California accounts for nearly half of the country's deficit from 2000-2015, study says
America saw a shortage of 7.3 million homes between the years 2000 to 2015, according to a recent study of 22 states and Washington DC.
A joint report by the Up for Growth National Coalition, ECONorthwest, and Holland Government Affairs found California had the most severe shortage, as the state accounted for nearly half (45%) of the total deficit at nearly 3.4 million units. Nevada (15.8%) and Arizona (13.4%) ranked second and third, respectively.
“The housing shortage is far more severe than originally believed, and much more widespread,” Holland Partner CEO and Up for Growth executive chair Clyde Holland said.
The report warned of several negative impacts to society if housing demand isn’t met. Apart from unsustainable rent and home prices, these include the suppression of the country’s GDP, and the displacement of individuals and families with limited incomes farther away from job centers.
“From California to Maine, the supply of housing is simply not matching its growing demand. Not building enough new housing pushes rents up, forces quality of life down, and is a significant drag on the economy, Holland said. “As this research clearly shows, these trends and the barriers to building market-rate and affordable housing are unsustainable. To achieve affordable, sustainable, and vibrant communities, we need a new approach to housing.”
The report also discussed the benefits of a “smart growth” approach to address the shortage. This involves the creation of new housing based on a formula of existing density, distance to transit stops, and the share of commuters in a given area who drive their own vehicles to work.
According to the report, a smart growth approaches uses only 25% of land required under the “more of the same” approach, where new housing based on existing patters that favor low-density, suburban sprawl. Smart growth could produce 7.3 million units by producing 10% single family homes, 61% in middle density housing such as townhomes, cottage clusters, and mid-rise buildings, and 29% in towers.
“This new report makes a strong analytic case for policies that would enable a greater volume of higher density, transit-oriented development,” said Harvard Joint Center for Housing Studies managing director Chris Herbert said. “The findings offer compelling evidence that such policies would reduce infrastructure costs and vehicle miles traveled and expand the supply of housing, helping to alleviate upward pressure on rents and home values.”

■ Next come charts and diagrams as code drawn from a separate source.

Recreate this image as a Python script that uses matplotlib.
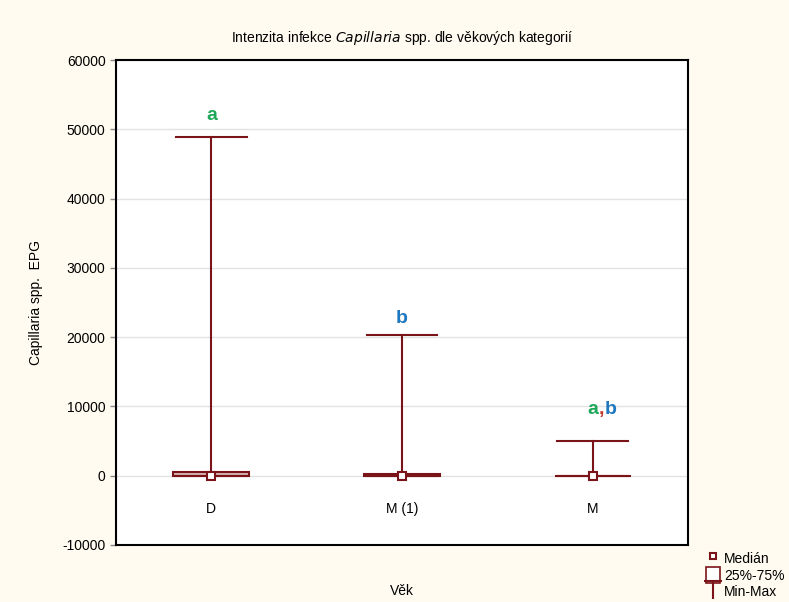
import matplotlib
matplotlib.use("Agg")
import matplotlib.pyplot as plt
from matplotlib.lines import Line2D
from matplotlib.patches import Patch
from matplotlib.path import Path
from matplotlib.markers import MarkerStyle

categories = ['D', 'M (1)', 'M']
mins = [0, 0, 0]
q1 = [0, 0, 0]
medians = [0, 0, 0]
q3 = [500, 250, 0]
maxs = [48900, 20300, 5000]
letters = [['a'], ['b'], ['a', ',', 'b']]
letter_colors = [['#1fa85a'], ['#1f78c0'], ['#1fa85a', '#c0392b', '#1f78c0']]
letter_y = [50800, 21400, 8300]
yticks = [-10000, 0, 10000, 20000, 30000, 40000, 50000, 60000]

plt.rcParams['font.family'] = ['Liberation Sans', 'DejaVu Sans']
BG = '#fffbf0'
RED = '#7a1418'

fig = plt.figure(figsize=(7.89, 6.02), dpi=100, facecolor=BG)
ax = fig.add_axes([116/789, 1-545/602, (688-116)/789, (545-60)/602])
ax.set_facecolor('white')

pos = list(range(len(categories)))
stats = []
for i, c in enumerate(categories):
    stats.append(dict(label=c, whislo=mins[i], q1=q1[i], med=medians[i],
                      q3=q3[i], whishi=maxs[i], fliers=[]))
ax.bxp(stats, positions=pos, widths=0.40, capwidths=0.37, showfliers=False,
       patch_artist=True,
       boxprops=dict(facecolor='#d9b3b3', edgecolor=RED, linewidth=1.5),
       whiskerprops=dict(color=RED, linewidth=1.5),
       capprops=dict(color=RED, linewidth=1.5),
       medianprops=dict(linestyle='none'))
ax.plot(pos, medians, 's', ms=6, mfc='white', mec=RED, mew=1.5, linestyle='none', zorder=5)

for i in pos:
    labs = letters[i]
    cols = letter_colors[i]
    if len(labs) == 1:
        ax.text(i, letter_y[i], labs[0], color=cols[0], fontsize=14, fontweight='bold',
                ha='center', va='bottom')
    else:
        ax.annotate(labs[1], (i, letter_y[i]), xytext=(6, 0), textcoords='offset points',
                    color=cols[1], fontsize=14, fontweight='bold', ha='center', va='bottom')
        ax.annotate(labs[0], (i, letter_y[i]), xytext=(4, 0), textcoords='offset points',
                    color=cols[0], fontsize=14, fontweight='bold', ha='right', va='bottom')
        ax.annotate(labs[2], (i, letter_y[i]), xytext=(8.5, 0), textcoords='offset points',
                    color=cols[2], fontsize=14, fontweight='bold', ha='left', va='bottom')

ax.set_xlim(-0.5, 2.5)
ax.set_ylim(-10000, 60000)
ax.set_yticks(yticks)
ax.set_yticklabels([str(t) for t in yticks], fontsize=10)
ax.set_xticks(pos)
ax.set_xticklabels(categories, fontsize=10)
ax.tick_params(axis='y', direction='out', length=4, color='#888888', width=1)
ax.tick_params(axis='x', length=0, pad=-31)
ax.yaxis.grid(True, color='#e2e2e2', linewidth=1)
ax.set_axisbelow(True)
for s in ax.spines.values():
    s.set_color('black')
    s.set_linewidth(1.5)

ax.set_xlabel('Věk', fontsize=10)
ax.xaxis.set_label_coords(0.5, -0.08)
ax.set_ylabel('Capillaria spp.  EPG', fontsize=10, labelpad=14)
ax.set_title(r'Intenzita infekce $\it{Capillaria}$ spp. dle věkových kategorií',
             fontsize=10, pad=13)

tpath = Path([(-1, 1), (1, 1), (0, 1), (0, -1)],
             [Path.MOVETO, Path.LINETO, Path.MOVETO, Path.LINETO])
handles = [
    Line2D([], [], marker='s', ms=5, mfc='white', mec=RED, mew=1.5, linestyle='none'),
    Patch(facecolor='white', edgecolor=RED, linewidth=1.2),
    Line2D([], [], marker=MarkerStyle(tpath), ms=13, mfc='none', mec=RED, mew=1.5, linestyle='none'),
]
fig.legend(handles, ['Medián', '25%-75%', 'Min-Max'], loc='lower right',
           bbox_to_anchor=(1.005, -0.01), frameon=False, fontsize=10,
           handlelength=1.0, handleheight=1.4, handletextpad=0.3, labelspacing=0.05,
           borderaxespad=0.2)

fig.savefig('out.png', dpi=100, facecolor=BG)
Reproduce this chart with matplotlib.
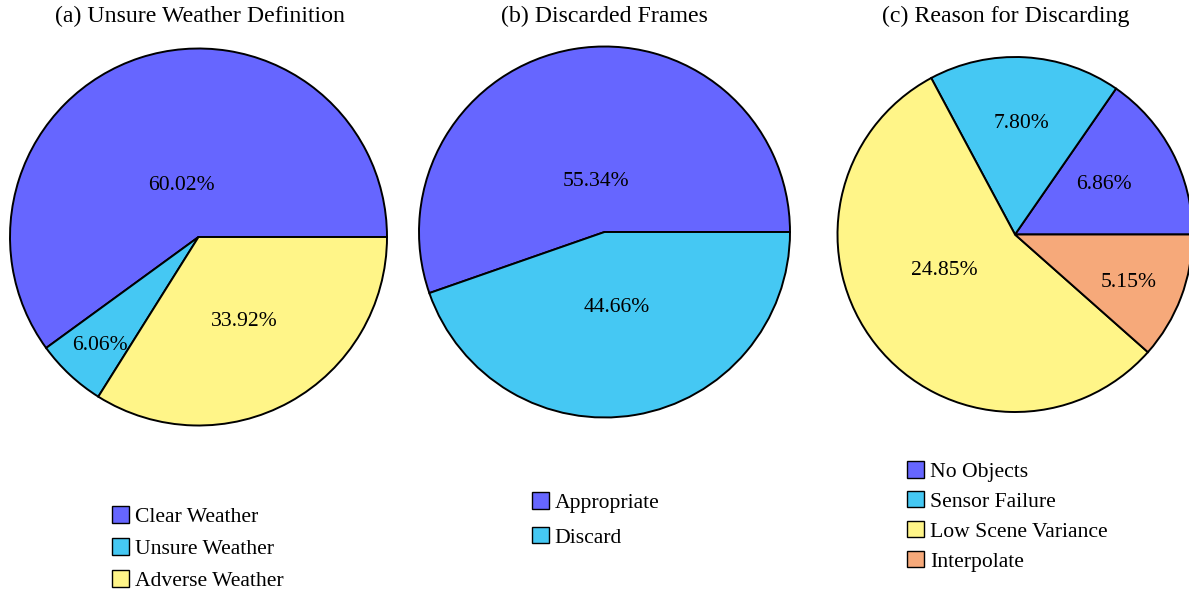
import numpy as np
import matplotlib
matplotlib.use("Agg")
import matplotlib.pyplot as plt
from matplotlib.patches import Patch

plt.rcParams['font.family'] = ['Liberation Serif', 'DejaVu Serif']

# ---- data -------------------------------------------------------------
titles = ["(a) Unsure Weather Definition", "(b) Discarded Frames", "(c) Reason for Discarding"]

weather_labels = ["Clear Weather", "Unsure Weather", "Adverse Weather"]
weather_values = [60.02, 6.06, 33.92]

frames_labels = ["Appropriate", "Discard"]
frames_values = [55.34, 44.66]

reason_labels = ["No Objects", "Sensor Failure", "Low Scene Variance", "Interpolate"]
reason_values = [6.86, 7.80, 24.85, 5.15]

PURPLE = "#6666ff"
CYAN = "#45c8f3"
YELLOW = "#fff588"
SALMON = "#f6a97a"

weather_colors = [PURPLE, CYAN, YELLOW]
frames_colors = [PURPLE, CYAN]
reason_colors = [PURPLE, CYAN, YELLOW, SALMON]

# radial position of each percentage label (fraction of radius) and angular nudge (deg)
weather_text_r = [0.30, 0.77, 0.50]
weather_text_da = [0, 0, 0]
frames_text_r = [0.29, 0.40]
frames_text_da = [0, 0]
reason_text_r = [0.58, 0.64, 0.44, 0.69]
reason_text_da = [3, 0, -13, -1]

# ---- layout -----------------------------------------------------------
W, H = 1189, 589
fig = plt.figure(figsize=(W / 100, H / 100), dpi=100)

TITLE_FS = 17.2
PCT_FS = 15.6
LEG_FS = 15.6


def pie_axes(cx, cy, r):
    """Axes placed so the unit circle has centre (cx, cy) and radius r in pixels."""
    ax = fig.add_axes([(cx - r) / W, (H - cy - r) / H, 2 * r / W, 2 * r / H])
    return ax


def draw_pie(ax, values, colors, text_r, text_da):
    wedges, _ = ax.pie(values, colors=colors, startangle=0, counterclock=True,
                       radius=1.0, center=(0, 0),
                       wedgeprops=dict(edgecolor="black", linewidth=1.4))
    ax.set_xlim(-1, 1)
    ax.set_ylim(-1, 1)
    ax.set_aspect("equal")
    ax.axis("off")
    for w, v, r, da in zip(wedges, values, text_r, text_da):
        mid = np.deg2rad((w.theta1 + w.theta2) / 2 + da)
        ax.text(r * np.cos(mid), r * np.sin(mid), f"{v:.2f}%",
                ha="center", va="center_baseline", fontsize=PCT_FS)
    return wedges


def legend_at(labels, colors, x, y, spacing):
    handles = [Patch(facecolor=c, edgecolor="black", linewidth=1.0) for c in colors]
    fig.legend(handles, labels, loc="upper left",
               bbox_to_anchor=(x / W, 1 - y / H), frameon=False,
               fontsize=LEG_FS, handlelength=0.8, handleheight=0.8,
               handletextpad=0.25, labelspacing=spacing, borderpad=0, borderaxespad=0)


ax_a = pie_axes(198.5, 237, 188.5)
draw_pie(ax_a, weather_values, weather_colors, weather_text_r, weather_text_da)

ax_b = pie_axes(604.5, 232, 185.5)
draw_pie(ax_b, frames_values, frames_colors, frames_text_r, frames_text_da)

ax_c = pie_axes(1015, 234.5, 177.5)
draw_pie(ax_c, reason_values, reason_colors, reason_text_r, reason_text_da)

for cx, t in zip([200, 604, 1006], titles):
    fig.text(cx / W, 1 - 16 / H, t, ha="center", va="center", fontsize=TITLE_FS)

legend_at(weather_labels, weather_colors, 112, 506, 0.52)
legend_at(frames_labels, frames_colors, 532, 492, 0.65)
legend_at(reason_labels, reason_colors, 907, 461, 0.42)

fig.savefig("out.png", dpi=100)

Make Room CEO Ali Solis believes the shortage has become a national problem – especially for lower-income families, millennials, and seniors – amid unsustainable rent and stagnating incomes. “We know that when a home is affordable and accessible to transit it promotes financial stability and economic mobility. … We simply need the political will to make housing a national priority and support proven smart growth policies, increased investments, and scalable solutions,” she said.